Show, in full, each line of the data that contains "this".
--------------------------------------------------
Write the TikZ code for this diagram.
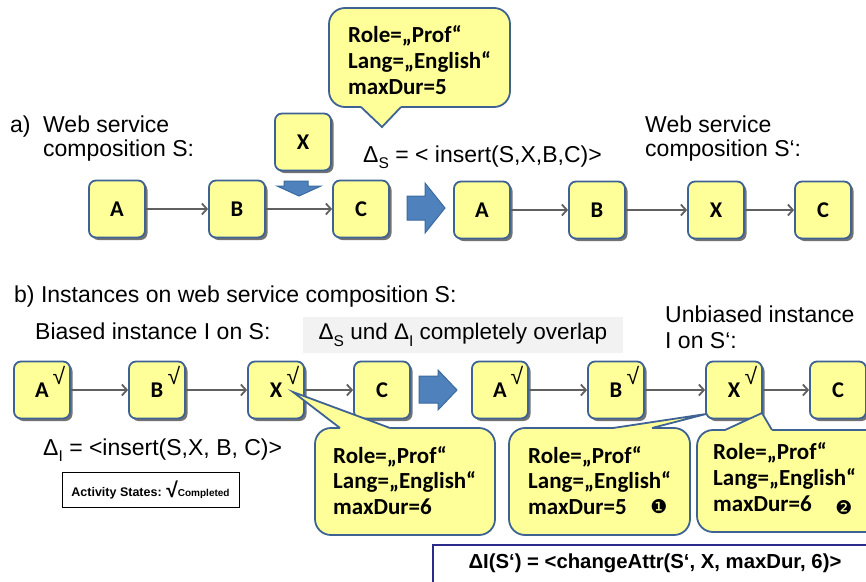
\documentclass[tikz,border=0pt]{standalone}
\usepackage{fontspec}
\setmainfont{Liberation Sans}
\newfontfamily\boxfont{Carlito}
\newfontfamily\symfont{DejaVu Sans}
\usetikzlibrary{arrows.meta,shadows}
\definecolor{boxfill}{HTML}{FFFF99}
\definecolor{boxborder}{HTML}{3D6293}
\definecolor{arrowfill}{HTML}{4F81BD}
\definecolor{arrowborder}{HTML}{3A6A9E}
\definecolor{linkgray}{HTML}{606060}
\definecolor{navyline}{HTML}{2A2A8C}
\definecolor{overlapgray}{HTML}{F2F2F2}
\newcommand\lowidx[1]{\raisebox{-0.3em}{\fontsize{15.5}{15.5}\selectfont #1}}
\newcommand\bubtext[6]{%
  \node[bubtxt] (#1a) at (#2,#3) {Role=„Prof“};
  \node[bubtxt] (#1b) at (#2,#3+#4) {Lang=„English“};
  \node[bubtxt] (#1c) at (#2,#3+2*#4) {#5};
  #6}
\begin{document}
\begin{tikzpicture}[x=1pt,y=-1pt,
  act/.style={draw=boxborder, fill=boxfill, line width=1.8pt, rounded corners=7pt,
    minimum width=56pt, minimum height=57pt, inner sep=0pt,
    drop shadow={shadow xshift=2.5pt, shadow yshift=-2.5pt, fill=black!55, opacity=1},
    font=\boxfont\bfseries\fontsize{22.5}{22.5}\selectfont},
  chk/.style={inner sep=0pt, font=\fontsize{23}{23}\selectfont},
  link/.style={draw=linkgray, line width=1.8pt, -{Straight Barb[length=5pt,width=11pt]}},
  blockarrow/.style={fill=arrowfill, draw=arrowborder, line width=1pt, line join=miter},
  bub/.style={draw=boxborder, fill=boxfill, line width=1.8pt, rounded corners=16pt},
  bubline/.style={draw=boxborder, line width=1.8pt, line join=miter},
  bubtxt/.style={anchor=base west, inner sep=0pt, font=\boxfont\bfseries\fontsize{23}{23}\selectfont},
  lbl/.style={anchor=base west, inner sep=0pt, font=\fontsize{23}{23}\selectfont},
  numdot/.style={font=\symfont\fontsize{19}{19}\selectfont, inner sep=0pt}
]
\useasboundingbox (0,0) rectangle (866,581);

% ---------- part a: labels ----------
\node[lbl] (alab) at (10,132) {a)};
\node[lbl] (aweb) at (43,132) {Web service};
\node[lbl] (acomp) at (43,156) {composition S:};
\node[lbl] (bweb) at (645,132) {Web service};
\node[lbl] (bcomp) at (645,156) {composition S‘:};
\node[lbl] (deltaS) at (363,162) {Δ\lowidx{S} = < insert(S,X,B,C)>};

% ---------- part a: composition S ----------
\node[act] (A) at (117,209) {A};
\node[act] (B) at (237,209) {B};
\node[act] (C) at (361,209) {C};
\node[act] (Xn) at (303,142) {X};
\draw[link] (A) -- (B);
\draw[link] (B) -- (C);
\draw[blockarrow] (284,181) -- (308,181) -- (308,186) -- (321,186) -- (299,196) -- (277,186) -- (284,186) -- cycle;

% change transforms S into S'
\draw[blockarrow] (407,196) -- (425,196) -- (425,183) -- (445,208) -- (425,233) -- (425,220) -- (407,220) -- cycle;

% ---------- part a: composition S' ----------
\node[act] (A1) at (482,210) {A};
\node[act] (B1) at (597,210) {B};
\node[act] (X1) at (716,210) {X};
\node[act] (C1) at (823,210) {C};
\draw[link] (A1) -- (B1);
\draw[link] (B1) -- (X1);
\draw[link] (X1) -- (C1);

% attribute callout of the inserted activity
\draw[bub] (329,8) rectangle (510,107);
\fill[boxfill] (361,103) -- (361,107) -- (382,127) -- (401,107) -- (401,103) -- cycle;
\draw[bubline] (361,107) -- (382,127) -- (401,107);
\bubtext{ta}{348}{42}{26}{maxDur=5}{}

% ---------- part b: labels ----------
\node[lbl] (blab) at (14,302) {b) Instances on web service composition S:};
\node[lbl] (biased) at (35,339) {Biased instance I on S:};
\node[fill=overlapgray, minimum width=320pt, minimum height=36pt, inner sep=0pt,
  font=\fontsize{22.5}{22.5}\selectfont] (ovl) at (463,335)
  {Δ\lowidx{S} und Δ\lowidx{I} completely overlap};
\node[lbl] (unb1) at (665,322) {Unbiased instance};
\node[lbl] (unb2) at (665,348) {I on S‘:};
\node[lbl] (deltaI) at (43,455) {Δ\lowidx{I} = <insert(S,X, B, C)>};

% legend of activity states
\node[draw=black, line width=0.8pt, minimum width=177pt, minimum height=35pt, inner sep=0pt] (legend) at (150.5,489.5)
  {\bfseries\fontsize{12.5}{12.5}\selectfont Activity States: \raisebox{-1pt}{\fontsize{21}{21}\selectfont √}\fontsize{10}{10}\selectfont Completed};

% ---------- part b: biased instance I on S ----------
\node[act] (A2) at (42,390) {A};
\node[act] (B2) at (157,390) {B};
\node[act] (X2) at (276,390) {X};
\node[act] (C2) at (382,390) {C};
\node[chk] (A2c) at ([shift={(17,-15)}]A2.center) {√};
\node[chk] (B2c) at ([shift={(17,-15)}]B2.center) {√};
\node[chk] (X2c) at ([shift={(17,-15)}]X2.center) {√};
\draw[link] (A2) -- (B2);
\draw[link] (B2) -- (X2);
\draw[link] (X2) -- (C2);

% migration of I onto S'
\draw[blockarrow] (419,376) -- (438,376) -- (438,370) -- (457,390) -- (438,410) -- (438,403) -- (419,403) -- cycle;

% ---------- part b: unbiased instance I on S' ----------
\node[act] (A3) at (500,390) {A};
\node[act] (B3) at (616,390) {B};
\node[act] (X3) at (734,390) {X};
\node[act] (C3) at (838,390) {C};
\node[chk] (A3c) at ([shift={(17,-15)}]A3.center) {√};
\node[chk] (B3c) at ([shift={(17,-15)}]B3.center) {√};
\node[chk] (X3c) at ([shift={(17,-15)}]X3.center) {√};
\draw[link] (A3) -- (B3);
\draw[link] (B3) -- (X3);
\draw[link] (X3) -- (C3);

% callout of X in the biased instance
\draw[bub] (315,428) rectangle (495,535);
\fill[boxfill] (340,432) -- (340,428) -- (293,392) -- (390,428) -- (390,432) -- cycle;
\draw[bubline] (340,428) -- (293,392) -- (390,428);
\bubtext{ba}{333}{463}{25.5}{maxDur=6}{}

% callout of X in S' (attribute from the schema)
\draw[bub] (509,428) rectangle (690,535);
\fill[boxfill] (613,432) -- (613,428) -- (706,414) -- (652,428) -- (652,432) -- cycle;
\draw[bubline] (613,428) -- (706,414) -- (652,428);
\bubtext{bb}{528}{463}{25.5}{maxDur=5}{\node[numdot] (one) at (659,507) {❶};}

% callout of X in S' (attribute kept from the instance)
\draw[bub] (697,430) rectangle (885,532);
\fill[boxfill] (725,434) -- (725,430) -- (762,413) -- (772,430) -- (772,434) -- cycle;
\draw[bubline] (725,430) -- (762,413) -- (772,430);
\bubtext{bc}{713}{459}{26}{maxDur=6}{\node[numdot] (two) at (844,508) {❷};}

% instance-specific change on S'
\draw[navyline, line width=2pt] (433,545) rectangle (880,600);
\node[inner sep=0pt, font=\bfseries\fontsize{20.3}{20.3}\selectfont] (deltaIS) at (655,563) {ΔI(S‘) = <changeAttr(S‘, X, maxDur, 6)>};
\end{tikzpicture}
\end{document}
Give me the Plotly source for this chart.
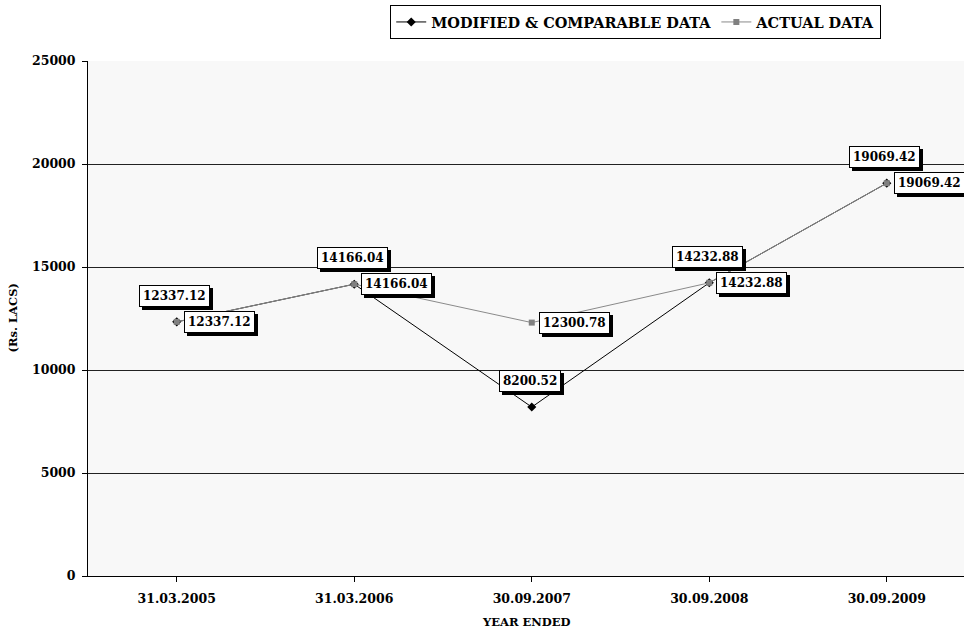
--------------------------------------------------
WORKED SOLUTION —
Write the TikZ code for this diagram.
Give me the Plotly source for this chart.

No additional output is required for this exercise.